Lupus headerLupus star map

Abbreviation: Lup

Genitive: Lupi

English: The Wolf

Size Ranking: 46th

Area: 334 square degrees.

One of the constellations of prominence is Lupus, which lies in the Milky Way, positioned between Scorpius to its north-east and Centaurus to the south-west. This constellation was regarded by the Greeks and Romans as an unspecified wild animal, impaled on a pole by a centaur, depicted by the adjacent Centaurus. Its identification as a wolf seems to have become common in Renaissance times.

A method of finding Lupus, I suggest, is to start at βCen, move to αCen, then turn right through 90° and move out to αLup, such that the distance αCen to αLup is 3 times the distance between the Pointers, (see the blue lines in the diagram).

Lupus contains eleven stars above fourth magnitude and is considered to be rich in double stars.

Features of Interest:

α(alpha)Lup, at magnitude 2.30, is the brightest  star in Lupus. It is a blue giant star 548ly away. It has the ancient name, Men.

β(beta)Lup, has the ancient name, KeKouan, and is another blue giant of magnitude 2.68 and 524ly distant.

γ(gamma)Lup, is a blue-white star 570ly away and of magnitude 2.78. It is a close binary with a 190-year orbital period, splittable, I am informed, only in larger apertures, >250mm.

δ(delta)Lup, is magnitude 3.22, and distance 587ly.

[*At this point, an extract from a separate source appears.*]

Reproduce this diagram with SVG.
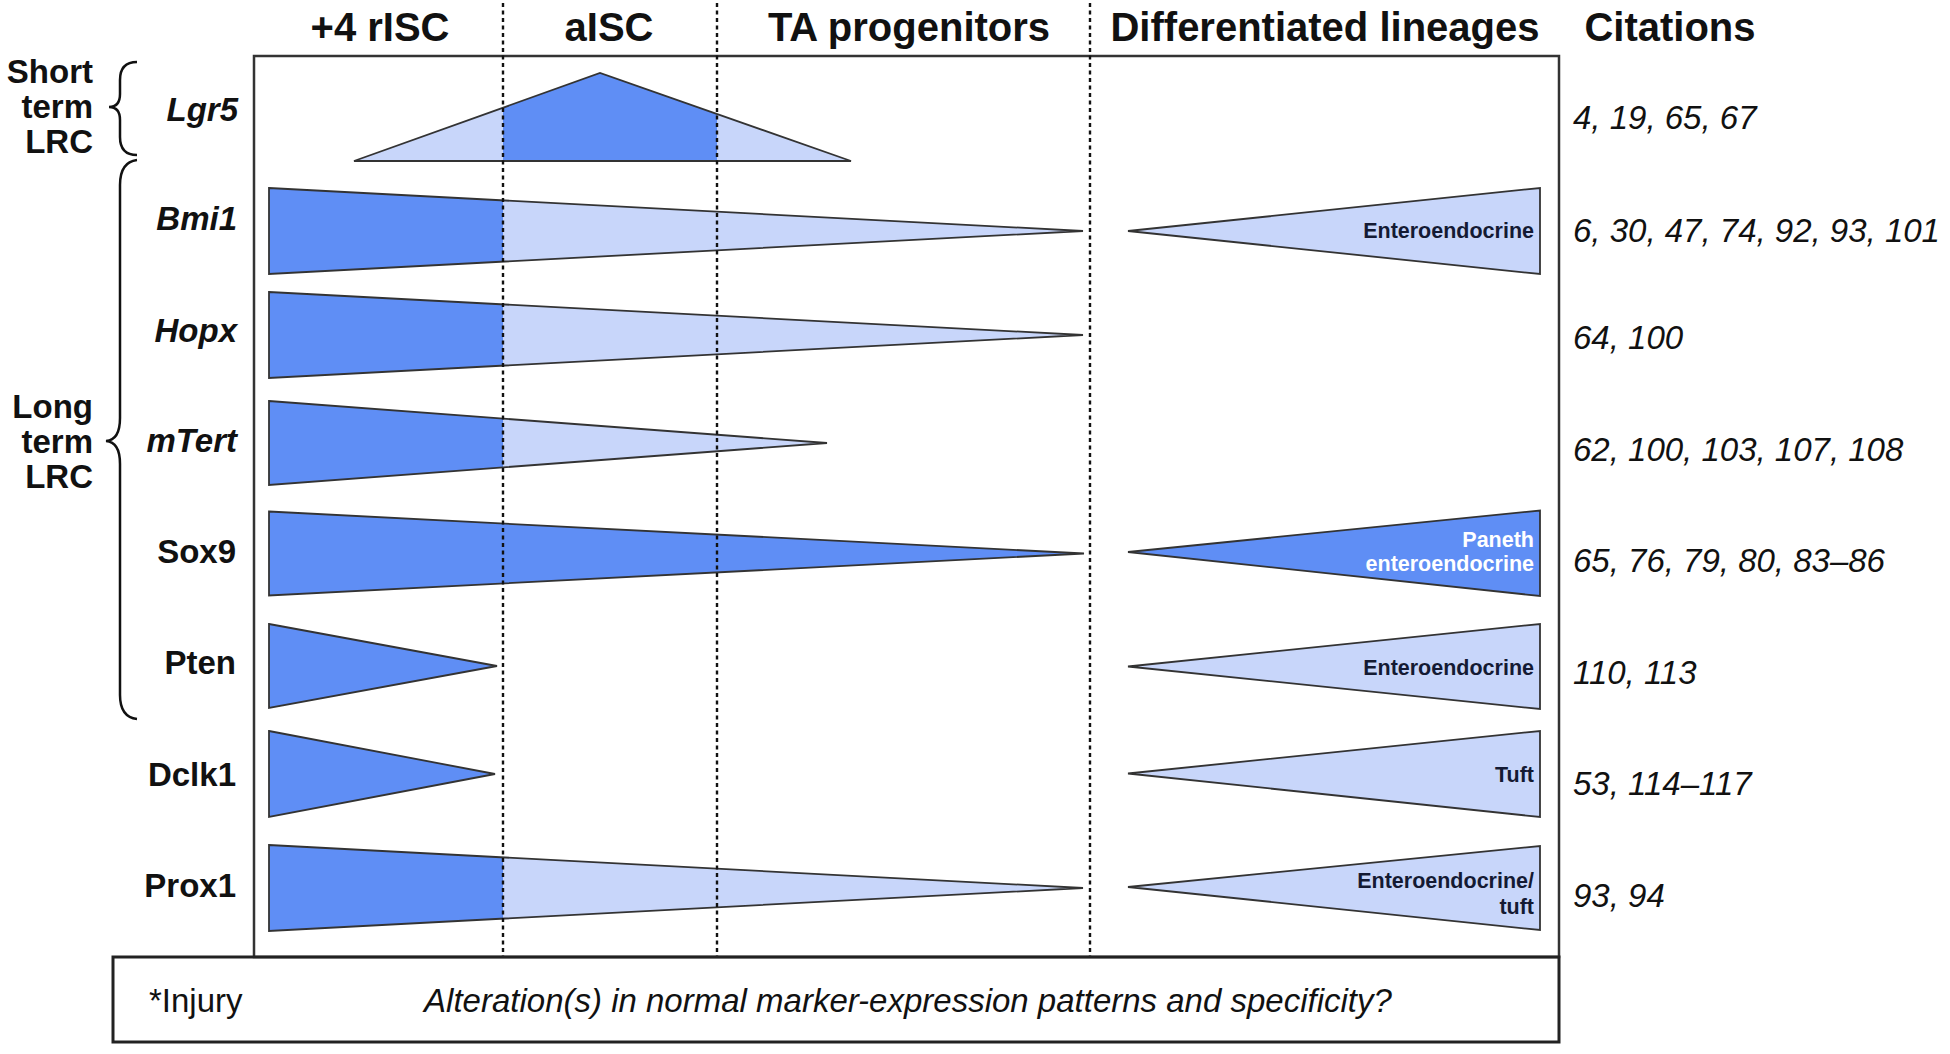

ε(epsilon)Lup, 504ly away, is a blue-white star of magnitude 3.37. It is a close double, splittable only in large apertures, as the secondary star is only of magnitude 7.20 with a minute separation of 0.6″.

ζ(zeta)Lup, is magnitude 3.41 and 137ly distant.

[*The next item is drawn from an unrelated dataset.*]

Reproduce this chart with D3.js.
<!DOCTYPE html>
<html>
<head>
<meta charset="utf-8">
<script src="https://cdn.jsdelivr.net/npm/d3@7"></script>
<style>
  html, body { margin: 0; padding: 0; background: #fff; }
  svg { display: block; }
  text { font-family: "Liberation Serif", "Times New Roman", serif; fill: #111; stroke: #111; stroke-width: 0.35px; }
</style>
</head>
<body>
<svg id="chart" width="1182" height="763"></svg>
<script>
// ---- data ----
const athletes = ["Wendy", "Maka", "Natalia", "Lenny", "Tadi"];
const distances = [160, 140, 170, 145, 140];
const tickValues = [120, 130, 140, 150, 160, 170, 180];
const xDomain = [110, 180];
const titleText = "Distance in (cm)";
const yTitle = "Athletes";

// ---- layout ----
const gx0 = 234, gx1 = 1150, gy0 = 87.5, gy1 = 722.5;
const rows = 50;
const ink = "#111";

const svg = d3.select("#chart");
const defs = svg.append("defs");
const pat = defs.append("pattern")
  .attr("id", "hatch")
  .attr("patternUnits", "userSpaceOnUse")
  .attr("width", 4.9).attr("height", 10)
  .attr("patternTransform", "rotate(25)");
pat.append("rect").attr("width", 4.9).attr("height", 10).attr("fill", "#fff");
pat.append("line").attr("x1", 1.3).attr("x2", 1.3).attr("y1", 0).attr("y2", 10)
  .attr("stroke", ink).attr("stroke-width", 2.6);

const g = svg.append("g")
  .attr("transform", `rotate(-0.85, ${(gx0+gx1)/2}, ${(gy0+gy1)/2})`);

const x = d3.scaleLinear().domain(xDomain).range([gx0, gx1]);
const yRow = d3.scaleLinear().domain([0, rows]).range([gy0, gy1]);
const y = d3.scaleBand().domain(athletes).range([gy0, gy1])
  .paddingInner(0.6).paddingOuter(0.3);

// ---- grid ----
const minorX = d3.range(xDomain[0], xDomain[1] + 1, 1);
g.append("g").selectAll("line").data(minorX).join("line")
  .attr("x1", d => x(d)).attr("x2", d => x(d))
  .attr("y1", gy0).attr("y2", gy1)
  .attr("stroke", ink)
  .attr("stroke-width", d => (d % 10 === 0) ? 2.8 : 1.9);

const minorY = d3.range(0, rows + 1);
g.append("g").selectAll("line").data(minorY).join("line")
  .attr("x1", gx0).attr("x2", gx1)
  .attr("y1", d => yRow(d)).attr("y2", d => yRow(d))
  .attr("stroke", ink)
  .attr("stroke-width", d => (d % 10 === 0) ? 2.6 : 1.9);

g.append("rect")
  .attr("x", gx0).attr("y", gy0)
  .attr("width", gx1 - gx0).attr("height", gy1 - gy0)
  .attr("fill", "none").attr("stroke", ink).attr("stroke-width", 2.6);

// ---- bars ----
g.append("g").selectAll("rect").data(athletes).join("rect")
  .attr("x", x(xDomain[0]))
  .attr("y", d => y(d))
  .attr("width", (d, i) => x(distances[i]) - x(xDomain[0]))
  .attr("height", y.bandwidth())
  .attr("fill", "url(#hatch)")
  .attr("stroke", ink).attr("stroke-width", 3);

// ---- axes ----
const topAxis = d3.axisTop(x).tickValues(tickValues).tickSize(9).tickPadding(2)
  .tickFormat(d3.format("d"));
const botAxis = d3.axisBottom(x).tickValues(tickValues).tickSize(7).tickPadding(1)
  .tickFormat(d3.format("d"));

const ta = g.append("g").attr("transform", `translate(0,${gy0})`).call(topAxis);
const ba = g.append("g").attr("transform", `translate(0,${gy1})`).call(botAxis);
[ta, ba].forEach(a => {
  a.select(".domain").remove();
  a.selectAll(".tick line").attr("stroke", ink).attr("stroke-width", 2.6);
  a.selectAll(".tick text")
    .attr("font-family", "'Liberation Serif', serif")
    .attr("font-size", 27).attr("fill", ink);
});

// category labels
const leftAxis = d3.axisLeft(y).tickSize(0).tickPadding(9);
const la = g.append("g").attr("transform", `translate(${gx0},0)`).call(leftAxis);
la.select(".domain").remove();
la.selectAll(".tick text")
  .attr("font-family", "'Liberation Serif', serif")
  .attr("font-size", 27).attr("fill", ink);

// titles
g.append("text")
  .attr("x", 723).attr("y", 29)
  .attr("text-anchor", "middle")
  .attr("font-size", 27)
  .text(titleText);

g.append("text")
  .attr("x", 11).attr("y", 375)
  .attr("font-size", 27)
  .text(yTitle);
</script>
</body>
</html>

η(eta)Lup, 493ly away, is a double star consisting of a magnitude 3.60 primary, separated by 15.0″ from a magnitude 7.80 companion. The contrast in magnitude makes the secondary difficult to observe.

κ(kappa)Lup, is an easily observable double star consisting of blue-white components of magnitude 3.90 and 5.70, with a separation of 26.8″; it is 188ly away.